So why hasn’t it been imposed yet?
Partly because of a determination not to cede the point to Labour. The Tories implementing a windfall tax – Labour’s most high-profile policy demand – would be read as a tacit admission of failure and yank the starter motor into life on Labour’s general election campaign (the next poll is due in just two years).
Another reason is political rigidity. Sunak insists “we’re a party that believes in aspiration” and has spoken of concerns about low business investment in the UK economy. It’s all of a piece with his approach to the cost-of-living crisis, producing a spring statement that held down spending. Right-wing commentators complain about threats to the sacred principle of allowing companies and individuals to keep the money they make, as if they were above society.
The difficulty with all this is that we are living through a unique financial crisis the burden of which must be shared. If individual households are being told they must “endure hardships” against a backdrop of war in Ukraine, as business secretary Kwasi Kwarteng has said; if small businesses must do the same, contending with eye-popping fuel costs, then so must big corporations.
Clinging to an optimal low-tax scenario for Shell and BP when households are being told with a shrug they must endure the worst hit on living standards since the 1950s – with more pain to come – is politically (and morally) unsustainable. Inflation in the UK is at seven per cent, prompting the Bank of England to raise interest rates again yesterday. There is no sign of energy prices dropping any time soon and the likelihood of more bill rises in the autumn.
A government that has raised the tax burden on households in the midst of a cost-of-living crisis, is taking a lethal risk with public opinion by refusing to impose a levy on big companies that are profiting from that crisis, even if those extra profits have been made inadvertently.
Labour’s general election leaflets are already writing themselves.

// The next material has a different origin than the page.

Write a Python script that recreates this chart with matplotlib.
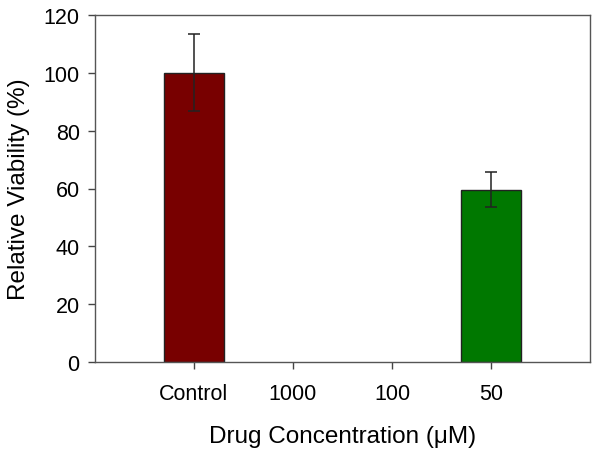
import matplotlib
matplotlib.use("Agg")
import matplotlib.pyplot as plt

categories = ["Control", "1000", "100", "50"]
values = [100.0, 0.0, 0.0, 59.6]
errors = [13.3, 0.0, 0.0, 6.1]
colors = ["#780000", "#780000", "#007800", "#007800"]
present = [True, False, False, True]

plt.rcParams['font.family'] = ['Liberation Sans', 'DejaVu Sans']

fig = plt.figure(figsize=(5.95, 4.52), dpi=100)
ax = fig.add_axes([95/595, 1 - 363/452, (590-95)/595, (363-16)/452])

xs = list(range(len(categories)))
for x, v, e, c, p in zip(xs, values, errors, colors, present):
    if not p:
        continue
    ax.bar(x, v, width=0.6, color=c, edgecolor="#222222", linewidth=1.0, zorder=2)
    ax.errorbar(x, v, yerr=e, fmt="none", ecolor="#222222", elinewidth=1.1,
                capsize=4.5, capthick=1.1, zorder=3)

ax.set_xlim(-1.0, 4.0)
ax.set_ylim(0, 120)
ax.set_yticks([0, 20, 40, 60, 80, 100, 120])
ax.set_xticks(xs)
ax.set_xticklabels(categories)
ax.tick_params(axis="y", direction="out", length=5, width=1, labelsize=15.5, color="#444444", pad=6)
ax.tick_params(axis="x", direction="out", length=5, width=1, labelsize=15.5, color="#444444", pad=10)
for s in ax.spines.values():
    s.set_color("#555555")
    s.set_linewidth(1.0)

ax.set_xlabel("Drug Concentration (\u03bcM)", fontsize=17.5, labelpad=15)
ax.set_ylabel("Relative Viability (%)", fontsize=17.5, labelpad=10)

fig.savefig("out.png", dpi=100)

We are dealing with such large numbers. In the first three months of this year, BP made a bumper profit of £4.9bn – more than twice as much as the same period last year. Looney wasn’t exaggerating when he called his company a “cash machine”.
Shell, meanwhile, has made even more. Its first quarter profits are its highest ever, at £7.3bn. Both have divested from Russia but benefited from high energy prices, driven up by the war in Ukraine and higher demand as the pandemic has eased.
Shell and BP are not alone. Oil and gas companies are wallowing in cash – TotalEnergies and also Equinor, a big supplier of gas to the UK, are posting record earnings.
Oil and gas companies have benefited from a hugely favourable fiscal environment in the UK going back years, paying corporation tax but also receiving billions in subsidies – often more than they pay in tax.
The revenues flowing right now into their bank accounts derive, ultimately, from bill-payers and consumers. They include teachers and care workers and nurses and hospitality workers and people subsisting on the state pension.
It’s not beautiful, it’s not virtuous and it certainly isn’t just. Capitalism, particularly where essential utilities are in the hands of private interests, must be made to work for the common good and the common good would be served, right now, by a windfall tax.